:: Set task ::
Select the lines below containing the word "this".

— start Records —

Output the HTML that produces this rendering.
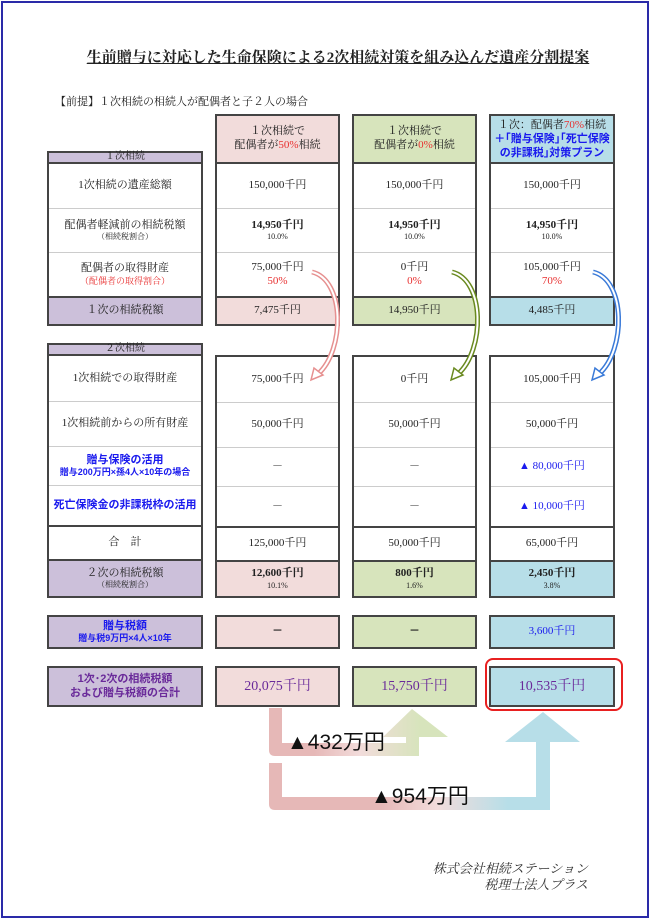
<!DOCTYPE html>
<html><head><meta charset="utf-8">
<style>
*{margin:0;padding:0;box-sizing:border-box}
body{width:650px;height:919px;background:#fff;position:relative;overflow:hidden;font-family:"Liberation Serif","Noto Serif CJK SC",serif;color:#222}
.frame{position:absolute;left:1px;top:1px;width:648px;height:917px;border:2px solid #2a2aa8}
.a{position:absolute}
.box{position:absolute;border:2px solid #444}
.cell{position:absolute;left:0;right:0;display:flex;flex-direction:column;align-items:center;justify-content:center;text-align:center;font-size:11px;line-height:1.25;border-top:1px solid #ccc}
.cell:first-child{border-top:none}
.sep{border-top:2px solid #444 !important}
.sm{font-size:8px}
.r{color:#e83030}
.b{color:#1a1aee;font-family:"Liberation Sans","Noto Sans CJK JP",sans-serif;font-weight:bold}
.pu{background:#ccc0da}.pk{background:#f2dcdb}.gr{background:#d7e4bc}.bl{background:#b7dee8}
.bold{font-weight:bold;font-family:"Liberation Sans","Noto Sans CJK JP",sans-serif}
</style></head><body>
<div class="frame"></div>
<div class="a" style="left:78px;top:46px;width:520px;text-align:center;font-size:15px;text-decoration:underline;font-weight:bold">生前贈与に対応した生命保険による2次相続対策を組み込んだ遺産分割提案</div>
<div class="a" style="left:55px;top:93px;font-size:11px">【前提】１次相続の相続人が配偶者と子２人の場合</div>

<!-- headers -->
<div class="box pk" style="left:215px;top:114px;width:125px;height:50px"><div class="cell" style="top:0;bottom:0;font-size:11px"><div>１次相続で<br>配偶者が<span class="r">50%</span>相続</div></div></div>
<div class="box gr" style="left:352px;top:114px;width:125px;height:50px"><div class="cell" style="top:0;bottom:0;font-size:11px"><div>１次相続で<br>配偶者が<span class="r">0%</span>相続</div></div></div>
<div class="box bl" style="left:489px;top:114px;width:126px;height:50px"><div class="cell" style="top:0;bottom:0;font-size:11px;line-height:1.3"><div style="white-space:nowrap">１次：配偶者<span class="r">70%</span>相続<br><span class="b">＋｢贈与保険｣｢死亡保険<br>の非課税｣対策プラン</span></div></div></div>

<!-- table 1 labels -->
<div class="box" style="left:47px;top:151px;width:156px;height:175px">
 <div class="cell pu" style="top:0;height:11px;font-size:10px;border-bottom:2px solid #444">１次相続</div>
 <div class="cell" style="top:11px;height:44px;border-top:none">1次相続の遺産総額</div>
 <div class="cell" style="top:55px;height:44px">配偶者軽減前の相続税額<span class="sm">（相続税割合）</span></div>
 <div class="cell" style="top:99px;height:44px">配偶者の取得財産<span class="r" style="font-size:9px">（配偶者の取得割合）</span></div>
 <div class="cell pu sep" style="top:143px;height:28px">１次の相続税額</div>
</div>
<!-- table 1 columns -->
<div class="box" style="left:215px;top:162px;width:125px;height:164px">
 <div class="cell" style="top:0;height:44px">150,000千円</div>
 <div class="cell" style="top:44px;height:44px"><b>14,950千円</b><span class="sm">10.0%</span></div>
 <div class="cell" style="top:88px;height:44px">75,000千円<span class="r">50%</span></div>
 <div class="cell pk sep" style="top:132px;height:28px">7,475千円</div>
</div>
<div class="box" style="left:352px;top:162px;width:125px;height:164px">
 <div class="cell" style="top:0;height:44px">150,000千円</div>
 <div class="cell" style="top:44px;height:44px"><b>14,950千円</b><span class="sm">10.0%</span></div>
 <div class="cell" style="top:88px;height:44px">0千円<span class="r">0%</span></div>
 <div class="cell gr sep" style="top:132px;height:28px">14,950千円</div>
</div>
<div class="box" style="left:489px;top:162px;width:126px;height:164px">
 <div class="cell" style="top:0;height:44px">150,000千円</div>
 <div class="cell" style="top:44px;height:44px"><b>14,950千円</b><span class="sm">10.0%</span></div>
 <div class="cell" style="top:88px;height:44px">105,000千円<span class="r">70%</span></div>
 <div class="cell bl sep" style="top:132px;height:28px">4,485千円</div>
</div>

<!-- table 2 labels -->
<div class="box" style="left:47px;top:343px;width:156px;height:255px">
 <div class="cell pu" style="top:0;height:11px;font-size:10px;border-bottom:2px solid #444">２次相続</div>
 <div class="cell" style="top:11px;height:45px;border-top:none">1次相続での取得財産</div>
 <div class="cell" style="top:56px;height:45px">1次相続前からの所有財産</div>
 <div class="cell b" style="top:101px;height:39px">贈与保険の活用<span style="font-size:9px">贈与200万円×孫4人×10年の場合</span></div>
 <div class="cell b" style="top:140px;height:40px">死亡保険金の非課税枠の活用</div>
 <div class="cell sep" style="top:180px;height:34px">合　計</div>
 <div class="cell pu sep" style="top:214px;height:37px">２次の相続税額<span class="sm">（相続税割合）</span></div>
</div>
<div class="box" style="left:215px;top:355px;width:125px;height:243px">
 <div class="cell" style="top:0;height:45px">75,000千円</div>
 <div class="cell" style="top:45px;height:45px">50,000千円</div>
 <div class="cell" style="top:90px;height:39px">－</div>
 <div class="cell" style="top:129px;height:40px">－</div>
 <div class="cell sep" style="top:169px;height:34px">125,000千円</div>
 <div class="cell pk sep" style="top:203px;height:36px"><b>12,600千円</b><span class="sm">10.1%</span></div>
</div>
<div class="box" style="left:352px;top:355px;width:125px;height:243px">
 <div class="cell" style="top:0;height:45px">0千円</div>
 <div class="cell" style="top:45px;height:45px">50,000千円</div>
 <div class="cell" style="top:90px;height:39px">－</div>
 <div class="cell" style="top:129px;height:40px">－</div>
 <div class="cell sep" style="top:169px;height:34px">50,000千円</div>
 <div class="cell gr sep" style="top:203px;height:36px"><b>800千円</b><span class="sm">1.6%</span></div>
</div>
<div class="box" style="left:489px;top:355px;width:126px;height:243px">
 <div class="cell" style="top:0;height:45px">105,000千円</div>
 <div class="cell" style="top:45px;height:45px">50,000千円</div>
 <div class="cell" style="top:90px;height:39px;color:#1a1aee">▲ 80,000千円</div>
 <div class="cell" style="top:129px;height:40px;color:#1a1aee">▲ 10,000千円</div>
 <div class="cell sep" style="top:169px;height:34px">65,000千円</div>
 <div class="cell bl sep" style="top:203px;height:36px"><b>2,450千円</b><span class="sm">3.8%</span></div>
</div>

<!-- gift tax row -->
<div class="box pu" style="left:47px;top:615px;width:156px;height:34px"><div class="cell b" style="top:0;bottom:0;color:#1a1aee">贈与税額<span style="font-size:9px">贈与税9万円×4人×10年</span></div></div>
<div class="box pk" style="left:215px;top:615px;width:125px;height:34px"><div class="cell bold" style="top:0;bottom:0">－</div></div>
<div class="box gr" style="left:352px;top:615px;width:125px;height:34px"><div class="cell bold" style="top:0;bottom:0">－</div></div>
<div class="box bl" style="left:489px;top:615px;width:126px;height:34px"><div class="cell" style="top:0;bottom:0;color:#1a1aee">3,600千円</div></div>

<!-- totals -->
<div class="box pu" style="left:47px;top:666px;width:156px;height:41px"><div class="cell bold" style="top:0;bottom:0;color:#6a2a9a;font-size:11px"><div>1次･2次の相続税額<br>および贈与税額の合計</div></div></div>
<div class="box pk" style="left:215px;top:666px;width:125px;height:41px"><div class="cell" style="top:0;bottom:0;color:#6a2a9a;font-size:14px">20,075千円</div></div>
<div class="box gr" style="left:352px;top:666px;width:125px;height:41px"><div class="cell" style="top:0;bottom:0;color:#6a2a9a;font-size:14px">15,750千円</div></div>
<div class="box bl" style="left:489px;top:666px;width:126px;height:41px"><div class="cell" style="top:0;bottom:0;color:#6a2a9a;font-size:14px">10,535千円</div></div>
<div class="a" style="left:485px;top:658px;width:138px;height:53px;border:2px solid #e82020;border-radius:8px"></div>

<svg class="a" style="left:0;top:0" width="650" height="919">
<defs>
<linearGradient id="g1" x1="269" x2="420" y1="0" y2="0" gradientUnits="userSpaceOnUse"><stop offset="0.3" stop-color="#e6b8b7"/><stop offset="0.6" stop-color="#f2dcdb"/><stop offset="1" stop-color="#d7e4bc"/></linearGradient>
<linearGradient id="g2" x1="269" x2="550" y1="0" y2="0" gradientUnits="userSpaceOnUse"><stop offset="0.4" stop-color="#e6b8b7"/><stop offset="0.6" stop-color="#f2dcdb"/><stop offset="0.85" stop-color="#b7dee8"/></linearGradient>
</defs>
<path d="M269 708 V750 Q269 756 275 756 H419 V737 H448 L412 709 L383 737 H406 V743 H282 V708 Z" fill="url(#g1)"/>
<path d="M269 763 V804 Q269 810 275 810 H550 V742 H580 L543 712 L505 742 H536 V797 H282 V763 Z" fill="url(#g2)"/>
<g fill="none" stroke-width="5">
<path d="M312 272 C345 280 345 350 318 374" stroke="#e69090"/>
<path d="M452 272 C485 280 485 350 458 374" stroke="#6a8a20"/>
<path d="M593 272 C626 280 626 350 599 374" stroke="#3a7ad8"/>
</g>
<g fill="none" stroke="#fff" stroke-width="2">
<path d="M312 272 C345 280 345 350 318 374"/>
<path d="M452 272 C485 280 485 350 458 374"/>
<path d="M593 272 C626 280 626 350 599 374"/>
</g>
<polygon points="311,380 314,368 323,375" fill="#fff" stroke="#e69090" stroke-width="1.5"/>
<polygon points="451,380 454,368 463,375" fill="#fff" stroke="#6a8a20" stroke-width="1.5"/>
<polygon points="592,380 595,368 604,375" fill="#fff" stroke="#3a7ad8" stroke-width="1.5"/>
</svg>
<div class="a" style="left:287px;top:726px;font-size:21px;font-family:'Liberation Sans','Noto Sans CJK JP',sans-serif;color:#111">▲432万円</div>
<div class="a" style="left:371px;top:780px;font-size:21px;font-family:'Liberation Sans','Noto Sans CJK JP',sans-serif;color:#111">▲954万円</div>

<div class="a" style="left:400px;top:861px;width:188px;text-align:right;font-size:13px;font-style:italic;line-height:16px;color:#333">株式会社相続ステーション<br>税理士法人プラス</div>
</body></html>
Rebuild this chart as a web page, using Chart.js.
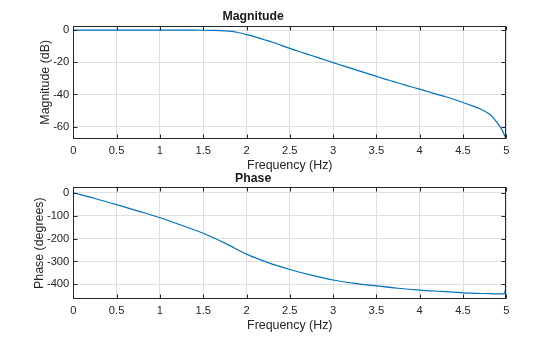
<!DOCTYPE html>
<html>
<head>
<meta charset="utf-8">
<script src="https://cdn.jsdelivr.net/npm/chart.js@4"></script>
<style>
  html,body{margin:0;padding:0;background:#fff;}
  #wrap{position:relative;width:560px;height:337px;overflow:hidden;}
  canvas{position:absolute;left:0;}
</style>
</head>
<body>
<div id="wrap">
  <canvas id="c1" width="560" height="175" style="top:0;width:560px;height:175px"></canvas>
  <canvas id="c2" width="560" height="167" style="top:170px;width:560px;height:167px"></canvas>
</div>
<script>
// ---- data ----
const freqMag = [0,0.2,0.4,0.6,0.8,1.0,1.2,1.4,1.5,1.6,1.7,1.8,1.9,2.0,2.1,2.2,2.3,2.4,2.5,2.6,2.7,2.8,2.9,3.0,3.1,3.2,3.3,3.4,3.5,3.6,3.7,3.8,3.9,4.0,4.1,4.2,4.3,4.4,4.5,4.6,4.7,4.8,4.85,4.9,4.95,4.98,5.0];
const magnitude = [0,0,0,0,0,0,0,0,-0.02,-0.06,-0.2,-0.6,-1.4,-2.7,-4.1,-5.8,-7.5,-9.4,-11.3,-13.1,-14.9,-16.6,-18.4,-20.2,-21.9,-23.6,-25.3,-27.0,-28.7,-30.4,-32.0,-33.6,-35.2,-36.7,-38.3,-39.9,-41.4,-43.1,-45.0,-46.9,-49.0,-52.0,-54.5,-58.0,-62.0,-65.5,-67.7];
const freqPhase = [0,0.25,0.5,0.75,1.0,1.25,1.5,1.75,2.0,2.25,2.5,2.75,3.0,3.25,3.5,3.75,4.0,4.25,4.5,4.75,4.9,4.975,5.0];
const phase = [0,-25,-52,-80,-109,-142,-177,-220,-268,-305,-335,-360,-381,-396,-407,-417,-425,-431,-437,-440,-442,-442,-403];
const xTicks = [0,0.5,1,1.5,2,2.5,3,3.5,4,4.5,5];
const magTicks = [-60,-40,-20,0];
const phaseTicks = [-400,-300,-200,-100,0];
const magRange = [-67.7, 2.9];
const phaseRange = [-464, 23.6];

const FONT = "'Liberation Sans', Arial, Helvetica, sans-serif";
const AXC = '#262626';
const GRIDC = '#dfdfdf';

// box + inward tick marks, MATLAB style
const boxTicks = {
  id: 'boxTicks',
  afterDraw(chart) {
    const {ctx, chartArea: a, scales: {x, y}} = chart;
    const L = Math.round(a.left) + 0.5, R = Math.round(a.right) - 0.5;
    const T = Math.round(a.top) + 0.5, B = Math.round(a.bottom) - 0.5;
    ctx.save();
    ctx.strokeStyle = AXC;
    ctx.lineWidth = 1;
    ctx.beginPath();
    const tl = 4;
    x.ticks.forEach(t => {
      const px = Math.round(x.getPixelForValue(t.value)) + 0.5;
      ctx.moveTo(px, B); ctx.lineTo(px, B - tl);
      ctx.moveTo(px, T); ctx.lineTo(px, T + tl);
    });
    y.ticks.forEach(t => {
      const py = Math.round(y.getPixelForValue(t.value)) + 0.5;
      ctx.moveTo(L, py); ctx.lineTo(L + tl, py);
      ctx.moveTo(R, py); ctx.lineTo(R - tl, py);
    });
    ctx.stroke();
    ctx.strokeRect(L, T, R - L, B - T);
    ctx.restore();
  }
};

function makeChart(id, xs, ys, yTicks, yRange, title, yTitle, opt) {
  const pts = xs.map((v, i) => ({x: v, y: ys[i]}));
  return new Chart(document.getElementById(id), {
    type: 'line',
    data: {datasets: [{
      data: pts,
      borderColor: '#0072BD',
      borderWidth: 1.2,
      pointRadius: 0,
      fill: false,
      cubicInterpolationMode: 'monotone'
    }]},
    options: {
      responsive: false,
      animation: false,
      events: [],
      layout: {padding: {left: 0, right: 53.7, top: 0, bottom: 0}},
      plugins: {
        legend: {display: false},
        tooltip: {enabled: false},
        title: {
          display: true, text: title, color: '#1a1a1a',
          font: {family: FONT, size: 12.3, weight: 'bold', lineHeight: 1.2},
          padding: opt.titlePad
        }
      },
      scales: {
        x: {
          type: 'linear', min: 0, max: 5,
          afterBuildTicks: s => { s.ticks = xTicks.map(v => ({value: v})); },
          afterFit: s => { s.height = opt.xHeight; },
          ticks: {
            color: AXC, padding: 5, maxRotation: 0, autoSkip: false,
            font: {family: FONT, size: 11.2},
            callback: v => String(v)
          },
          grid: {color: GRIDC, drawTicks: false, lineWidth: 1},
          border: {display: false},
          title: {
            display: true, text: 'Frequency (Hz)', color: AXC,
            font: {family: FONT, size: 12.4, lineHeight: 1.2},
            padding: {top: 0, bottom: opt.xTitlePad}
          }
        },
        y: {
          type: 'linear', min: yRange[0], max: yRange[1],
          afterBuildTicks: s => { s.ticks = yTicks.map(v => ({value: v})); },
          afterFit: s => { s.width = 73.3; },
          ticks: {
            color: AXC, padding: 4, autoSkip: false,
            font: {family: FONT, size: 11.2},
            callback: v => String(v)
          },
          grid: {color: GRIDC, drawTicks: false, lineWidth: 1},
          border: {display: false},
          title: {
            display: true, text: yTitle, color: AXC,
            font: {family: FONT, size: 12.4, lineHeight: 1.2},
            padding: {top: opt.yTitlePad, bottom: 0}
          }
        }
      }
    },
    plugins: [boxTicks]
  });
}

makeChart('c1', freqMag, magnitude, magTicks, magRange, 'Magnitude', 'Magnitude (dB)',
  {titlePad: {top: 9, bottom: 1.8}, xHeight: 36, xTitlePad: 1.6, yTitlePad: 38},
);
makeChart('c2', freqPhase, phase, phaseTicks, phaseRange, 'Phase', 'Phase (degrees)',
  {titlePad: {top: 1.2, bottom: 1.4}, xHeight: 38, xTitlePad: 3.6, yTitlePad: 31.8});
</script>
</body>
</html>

— end Records —

:: Response to the exercise ::
Output the HTML that produces this rendering.
Rebuild this chart as a web page, using Chart.js.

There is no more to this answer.